WHAT TO DO: Write out each line of the listing as it stands, without the images.

======== DATA BLOCK ========

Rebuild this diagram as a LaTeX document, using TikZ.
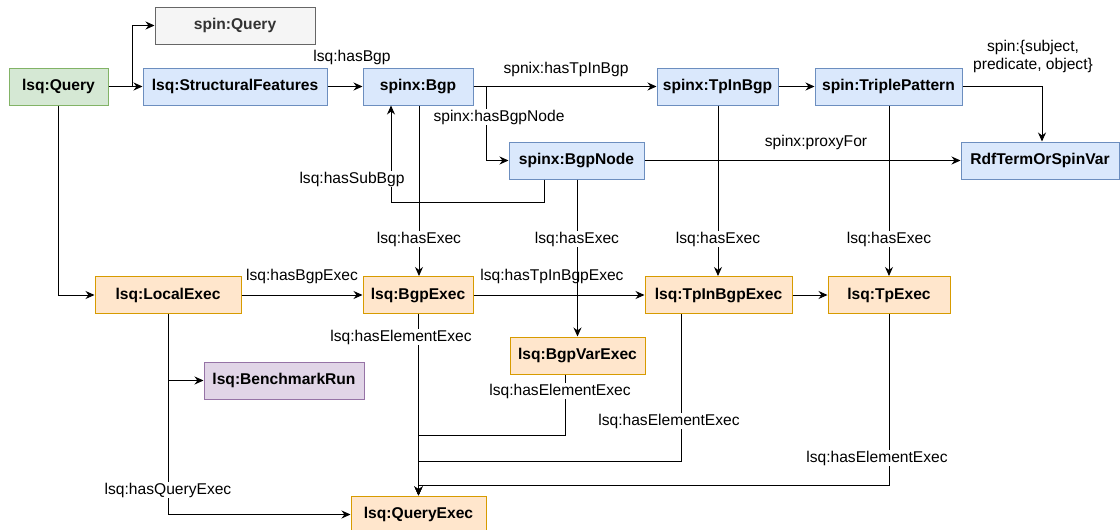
\documentclass[tikz,border=0pt]{standalone}
\usepackage{fontspec}
\setmainfont{Liberation Sans}
\usetikzlibrary{positioning, calc, arrows.meta}

\definecolor{blueF}{HTML}{DAE8FC}
\definecolor{blueD}{HTML}{6C8EBF}
\definecolor{orangeF}{HTML}{FFE6CC}
\definecolor{orangeD}{HTML}{D79B00}
\definecolor{greenF}{HTML}{D5E8D4}
\definecolor{greenD}{HTML}{82B366}
\definecolor{purpleF}{HTML}{E1D5E7}
\definecolor{purpleD}{HTML}{9673A6}
\definecolor{grayF}{HTML}{F5F5F5}
\definecolor{grayD}{HTML}{666666}
\definecolor{grayT}{HTML}{333333}

\begin{document}
\begin{tikzpicture}[x=1pt, y=-1pt,
		every node/.style={font=\fontsize{15.6pt}{18pt}\selectfont},
		cls/.style={draw, line width=1pt, minimum height=37pt, anchor=center, font=\fontsize{15.6pt}{18pt}\selectfont\bfseries},
		sclass/.style={cls, fill=blueF, draw=blueD},
		eclass/.style={cls, fill=orangeF, draw=orangeD},
		rel/.style={inner sep=1pt},
		relw/.style={rel, fill=white},
		arr/.style={line width=1pt, -{Stealth[length=9pt, width=8pt]}}]
	\useasboundingbox (0,0) rectangle (1120,530);

	% classes
	\node[cls, fill=greenF, draw=greenD, minimum width=99pt] (query) at (58.5,86.5) {lsq:Query};
	\node[cls, fill=grayF, draw=grayD, text=grayT, minimum width=160pt] (spinquery) at (235,25.5) {spin:Query};
	\node[sclass, minimum width=184pt] (sf) at (235,86.5) {lsq:StructuralFeatures};
	\node[sclass, minimum width=110pt] (bgp) at (418,86.5) {spinx:Bgp};
	\node[sclass, minimum width=121pt] (tpinbgp) at (717.5,86.5) {spinx:TpInBgp};
	\node[sclass, minimum width=147pt] (tp) at (888.5,86.5) {spin:TriplePattern};
	\node[sclass, minimum width=135pt] (bgpnode) at (576.5,160.5) {spinx:BgpNode};
	\node[sclass, minimum width=158pt] (rdf) at (1040,160.5) {RdfTermOrSpinVar};

	% executions
	\node[eclass, minimum width=146pt] (localexec) at (168,295) {lsq:LocalExec};
	\node[eclass, minimum width=110pt] (bgpexec) at (418,295) {lsq:BgpExec};
	\node[eclass, minimum width=147pt] (tpinbgpexec) at (718.5,295) {lsq:TpInBgpExec};
	\node[eclass, minimum width=122pt] (tpexec) at (889,295) {lsq:TpExec};
	\node[eclass, minimum width=135pt] (bgpvarexec) at (577.5,355.5) {lsq:BgpVarExec};
	\node[cls, fill=purpleF, draw=purpleD, minimum width=160pt] (bench) at (284,380.5) {lsq:BenchmarkRun};
	\node[eclass, minimum width=135pt] (queryexec) at (418.5,514.5) {lsq:QueryExec};

	% structural edges
	\draw[arr] (query.east) -- (sf.west);
	\draw[arr] (query.east) -- ++(24,0) |- (spinquery.west);
	\draw[arr] (query.south) |- (localexec.west);
	\draw[arr] (sf.east) -- (bgp.west);
	\draw[arr] (bgp.east) -- (tpinbgp.west);
	\draw[arr] (bgp.east) -- ++(13,0) |- (bgpnode.west);
	\draw[arr] ([xshift=-32.5pt]bgpnode.south) -- ++(0,23) -| ([xshift=-27pt]bgp.south);
	\draw[arr] (bgpnode.east) -- (rdf.west);
	\draw[arr] (tpinbgp.east) -- (tp.west);
	\draw[arr] (tp.east) -| ([xshift=2pt]rdf.north);

	% hasExec
	\draw[arr] ([xshift=1pt]bgp.south) -- ([xshift=1pt]bgpexec.north);
	\draw[arr] ([xshift=1pt]bgpnode.south) -- (bgpvarexec.north);
	\draw[arr] ([xshift=0.5pt]tpinbgp.south) -- ([xshift=-0.5pt]tpinbgpexec.north);
	\draw[arr] ([xshift=0.5pt]tp.south) -- (tpexec.north);

	% execution edges
	\draw[arr] (localexec.east) -- (bgpexec.west);
	\draw[arr] (bgpexec.east) -- (tpinbgpexec.west);
	\draw[arr] (tpinbgpexec.east) -- (tpexec.west);
	\draw[arr] (localexec.south) |- (bench.west);
	\draw[arr] (localexec.south) |- (queryexec.west);
	\draw[arr] ([xshift=0.5pt]bgpexec.south) -- (queryexec.north);
	\draw[arr] ([xshift=-12.5pt]bgpvarexec.south) -- ++(0,61) -| (queryexec.north);
	\draw[arr] ([xshift=-37pt]tpinbgpexec.south) -- ++(0,147) -| (queryexec.north);
	\draw[arr] (tpexec.south) -- ++(0,171) -| (queryexec.north);

	% labels
	\node[rel] (lhasbgp) at (352,57) {lsq:hasBgp};
	\node[rel] (lhastp) at (566,69) {spnix:hasTpInBgp};
	\node[relw] (lhasnode) at (499,117) {spinx:hasBgpNode};
	\node[relw] (lhassub) at (352,179) {lsq:hasSubBgp};
	\node[rel] (lproxy) at (816,142) {spinx:proxyFor};
	\node[rel, align=center] (lspo) at (1033,56.5) {spin:\{subject,\\predicate, object\}};
	\foreach \x/\n in {419/a, 577/b, 718/c, 889/d}
		\node[relw] (lexec\n) at (\x,239) {lsq:hasExec};
	\node[rel] (lbgpexec) at (302,276) {lsq:hasBgpExec};
	\node[rel] (ltpexec) at (552,276) {lsq:hasTpInBgpExec};
	\node[relw] (lelema) at (401,337) {lsq:hasElementExec};
	\node[relw] (lelemb) at (560,391) {lsq:hasElementExec};
	\node[relw] (lelemc) at (669,421) {lsq:hasElementExec};
	\node[relw] (lelemd) at (877,458) {lsq:hasElementExec};
	\node[relw] (lqexec) at (168,490) {lsq:hasQueryExec};
\end{tikzpicture}
\end{document}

========

WORKED ANSWER:
Rebuild this diagram as a LaTeX document, using TikZ.
\documentclass[tikz,border=0pt]{standalone}
\usepackage{fontspec}
\setmainfont{Liberation Sans}
\usetikzlibrary{positioning, calc, arrows.meta}

\definecolor{blueF}{HTML}{DAE8FC}
\definecolor{blueD}{HTML}{6C8EBF}
\definecolor{orangeF}{HTML}{FFE6CC}
\definecolor{orangeD}{HTML}{D79B00}
\definecolor{greenF}{HTML}{D5E8D4}
\definecolor{greenD}{HTML}{82B366}
\definecolor{purpleF}{HTML}{E1D5E7}
\definecolor{purpleD}{HTML}{9673A6}
\definecolor{grayF}{HTML}{F5F5F5}
\definecolor{grayD}{HTML}{666666}
\definecolor{grayT}{HTML}{333333}

\begin{document}
\begin{tikzpicture}[x=1pt, y=-1pt,
		every node/.style={font=\fontsize{15.6pt}{18pt}\selectfont},
		cls/.style={draw, line width=1pt, minimum height=37pt, anchor=center, font=\fontsize{15.6pt}{18pt}\selectfont\bfseries},
		sclass/.style={cls, fill=blueF, draw=blueD},
		eclass/.style={cls, fill=orangeF, draw=orangeD},
		rel/.style={inner sep=1pt},
		relw/.style={rel, fill=white},
		arr/.style={line width=1pt, -{Stealth[length=9pt, width=8pt]}}]
	\useasboundingbox (0,0) rectangle (1120,530);

	% classes
	\node[cls, fill=greenF, draw=greenD, minimum width=99pt] (query) at (58.5,86.5) {lsq:Query};
	\node[cls, fill=grayF, draw=grayD, text=grayT, minimum width=160pt] (spinquery) at (235,25.5) {spin:Query};
	\node[sclass, minimum width=184pt] (sf) at (235,86.5) {lsq:StructuralFeatures};
	\node[sclass, minimum width=110pt] (bgp) at (418,86.5) {spinx:Bgp};
	\node[sclass, minimum width=121pt] (tpinbgp) at (717.5,86.5) {spinx:TpInBgp};
	\node[sclass, minimum width=147pt] (tp) at (888.5,86.5) {spin:TriplePattern};
	\node[sclass, minimum width=135pt] (bgpnode) at (576.5,160.5) {spinx:BgpNode};
	\node[sclass, minimum width=158pt] (rdf) at (1040,160.5) {RdfTermOrSpinVar};

	% executions
	\node[eclass, minimum width=146pt] (localexec) at (168,295) {lsq:LocalExec};
	\node[eclass, minimum width=110pt] (bgpexec) at (418,295) {lsq:BgpExec};
	\node[eclass, minimum width=147pt] (tpinbgpexec) at (718.5,295) {lsq:TpInBgpExec};
	\node[eclass, minimum width=122pt] (tpexec) at (889,295) {lsq:TpExec};
	\node[eclass, minimum width=135pt] (bgpvarexec) at (577.5,355.5) {lsq:BgpVarExec};
	\node[cls, fill=purpleF, draw=purpleD, minimum width=160pt] (bench) at (284,380.5) {lsq:BenchmarkRun};
	\node[eclass, minimum width=135pt] (queryexec) at (418.5,514.5) {lsq:QueryExec};

	% structural edges
	\draw[arr] (query.east) -- (sf.west);
	\draw[arr] (query.east) -- ++(24,0) |- (spinquery.west);
	\draw[arr] (query.south) |- (localexec.west);
	\draw[arr] (sf.east) -- (bgp.west);
	\draw[arr] (bgp.east) -- (tpinbgp.west);
	\draw[arr] (bgp.east) -- ++(13,0) |- (bgpnode.west);
	\draw[arr] ([xshift=-32.5pt]bgpnode.south) -- ++(0,23) -| ([xshift=-27pt]bgp.south);
	\draw[arr] (bgpnode.east) -- (rdf.west);
	\draw[arr] (tpinbgp.east) -- (tp.west);
	\draw[arr] (tp.east) -| ([xshift=2pt]rdf.north);

	% hasExec
	\draw[arr] ([xshift=1pt]bgp.south) -- ([xshift=1pt]bgpexec.north);
	\draw[arr] ([xshift=1pt]bgpnode.south) -- (bgpvarexec.north);
	\draw[arr] ([xshift=0.5pt]tpinbgp.south) -- ([xshift=-0.5pt]tpinbgpexec.north);
	\draw[arr] ([xshift=0.5pt]tp.south) -- (tpexec.north);

	% execution edges
	\draw[arr] (localexec.east) -- (bgpexec.west);
	\draw[arr] (bgpexec.east) -- (tpinbgpexec.west);
	\draw[arr] (tpinbgpexec.east) -- (tpexec.west);
	\draw[arr] (localexec.south) |- (bench.west);
	\draw[arr] (localexec.south) |- (queryexec.west);
	\draw[arr] ([xshift=0.5pt]bgpexec.south) -- (queryexec.north);
	\draw[arr] ([xshift=-12.5pt]bgpvarexec.south) -- ++(0,61) -| (queryexec.north);
	\draw[arr] ([xshift=-37pt]tpinbgpexec.south) -- ++(0,147) -| (queryexec.north);
	\draw[arr] (tpexec.south) -- ++(0,171) -| (queryexec.north);

	% labels
	\node[rel] (lhasbgp) at (352,57) {lsq:hasBgp};
	\node[rel] (lhastp) at (566,69) {spnix:hasTpInBgp};
	\node[relw] (lhasnode) at (499,117) {spinx:hasBgpNode};
	\node[relw] (lhassub) at (352,179) {lsq:hasSubBgp};
	\node[rel] (lproxy) at (816,142) {spinx:proxyFor};
	\node[rel, align=center] (lspo) at (1033,56.5) {spin:\{subject,\\predicate, object\}};
	\foreach \x/\n in {419/a, 577/b, 718/c, 889/d}
		\node[relw] (lexec\n) at (\x,239) {lsq:hasExec};
	\node[rel] (lbgpexec) at (302,276) {lsq:hasBgpExec};
	\node[rel] (ltpexec) at (552,276) {lsq:hasTpInBgpExec};
	\node[relw] (lelema) at (401,337) {lsq:hasElementExec};
	\node[relw] (lelemb) at (560,391) {lsq:hasElementExec};
	\node[relw] (lelemc) at (669,421) {lsq:hasElementExec};
	\node[relw] (lelemd) at (877,458) {lsq:hasElementExec};
	\node[relw] (lqexec) at (168,490) {lsq:hasQueryExec};
\end{tikzpicture}
\end{document}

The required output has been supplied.